I'm pretty new to confidence intervals and wanted help on this problem from my book. I have tried to apply the following definition:
Let $X_1, X_2, \ldots, X_n$ be a sample on a random variable $X$, where $X$ has p.d.f. $f(x;\theta)$, where $\theta\in \Omega$. Let $0 < \alpha < 1$ be specified. Let $L = L(X_1, \ldots, X_n)$ and $U = U(X_1, \ldots, X_n)$ be two statistics. We say that $(L, U)$ is a $(1 - \alpha)100\%$ confidence interval for $\theta$ if $1 - \alpha = P_{\theta}(\theta \in (L, U))$.

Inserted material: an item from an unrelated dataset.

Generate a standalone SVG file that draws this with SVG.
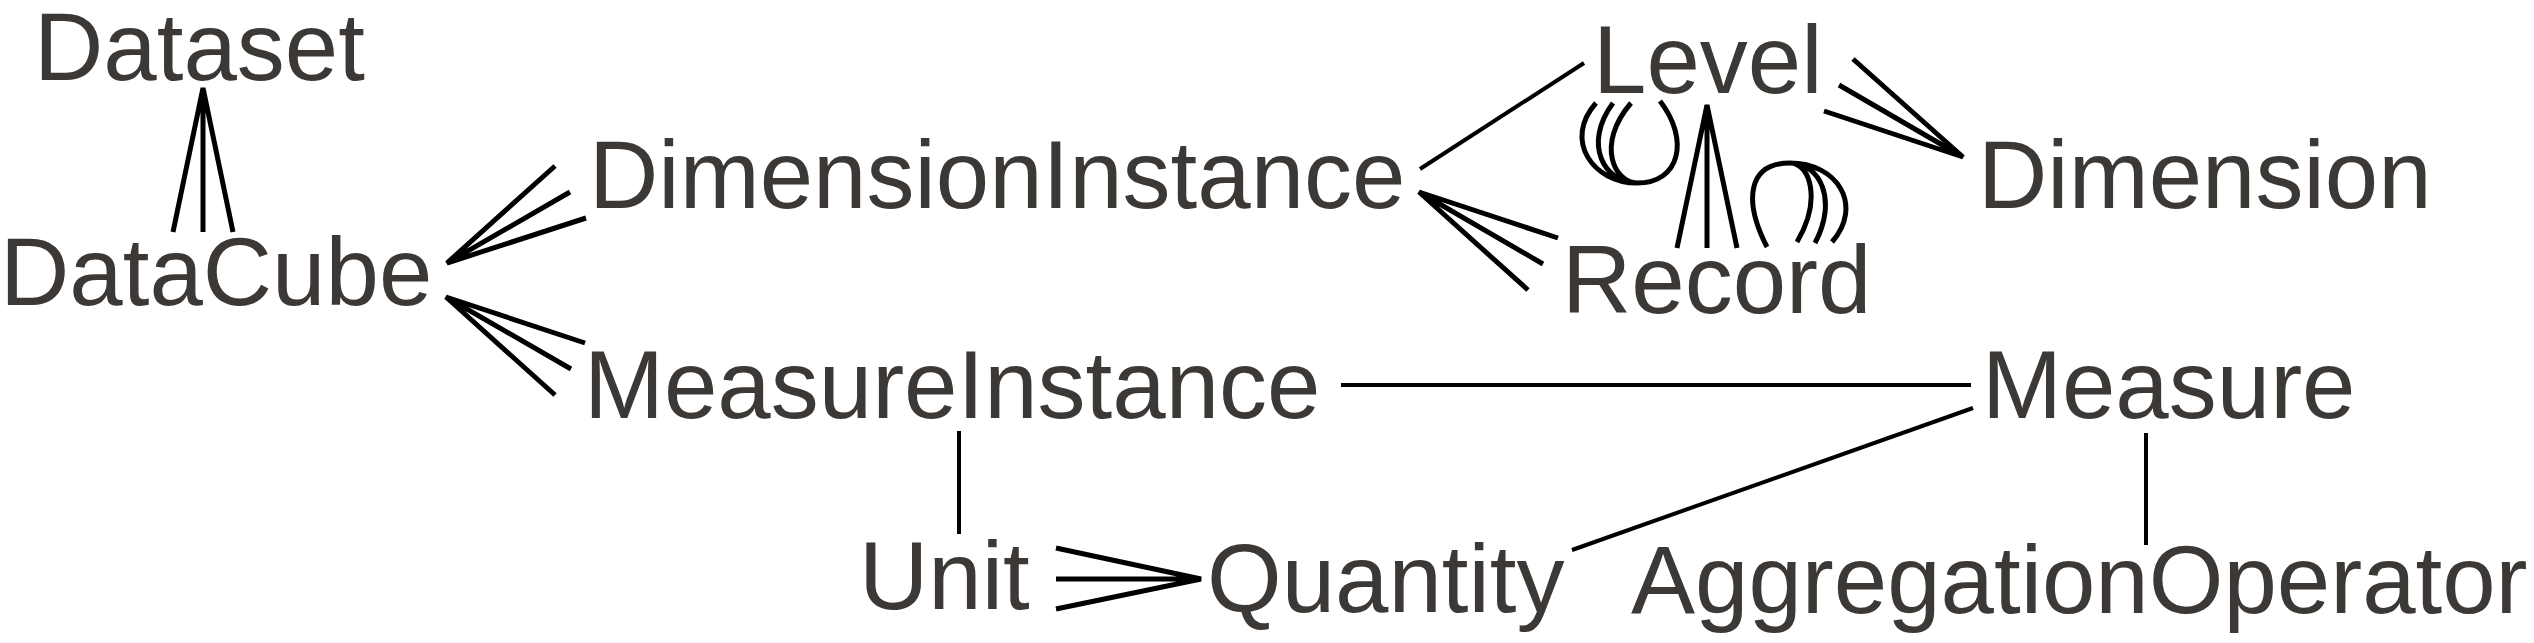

However, I have been having trouble applying this definition directly. I can identify $\alpha = 0.1$ here, which means that I think we want $P(L < p_1 - p_2 < U) = 0.9$. Now I'm really not sure how to use this information to get the answer; I have no clue where the observed values would come into play.
Any help is appreciated.
 A: The idea is that the sample averages $Y_1/n_1$ and $Y_2/n_2$ should be good approximations of the proportions $p_1$ and $p_2$ respectively.  We can use the observed value $y_1/n_1 - y_2/n_2$ as a point estimate of $p_1 - p_2$, and get a confidence interval by figuring out the approximate distribution of $Y_1/n_1 - Y_2/n_2$.
Because of the Central Limit Theorem, we know that the distribution $\operatorname{Bin}(n, p)$ is approximately normal with mean $np$ and variance $np(1-p)$.  Therefore since $Y_1$ and $Y_2$ are independent, the random variable $Y_1/n_1 - Y_2/n_2$ is approximately distributed like a normal random variable with mean $p_1 - p_2$ and variance $p_1(1-p_1)/n_1 + p_2(1-p_2)/n_2$.  After standardizing this tells us that the test statistic
$$
\frac{(Y_1/n_1 - Y_2/n_2) - (p_1 - p_2)}{\sqrt{p_1(1-p_1)/n_1 + p_2(1-p_2)/n_2}}
$$
approximately follows a standard normal distribution.  Using this, a little bit of algebraic manipulation will show that
$$
\mathbb{P} \left( | (p_1 - p_2) - (Y_1/n_1 - Y_2/n_2)| \leq 1.645 \sqrt{p_1(1-p_1)/n_1 + p_2(1-p_2)/n_2} \right) = 90\%
$$
(the number $1.645$ comes from the $95$th percentile of a standard normal distribution)  So an approximate $90$% confidence interval would be
$$
(Y_1/n_1 - Y_2/n_2) \pm 1.645 \sqrt{p_1(1-p_1)/n_1 + p_2(1-p_2)/n_2}.
$$
The only problem is that $p_1$ and $p_2$ still appear in this expression, but they are unknown.  One standard way to fix this is just to replace $p_1$ and $p_2$ by their point estimates $Y_1/n_1$ and $Y_2/n_2$ in the above expression, and you are still left with a pretty good approximation.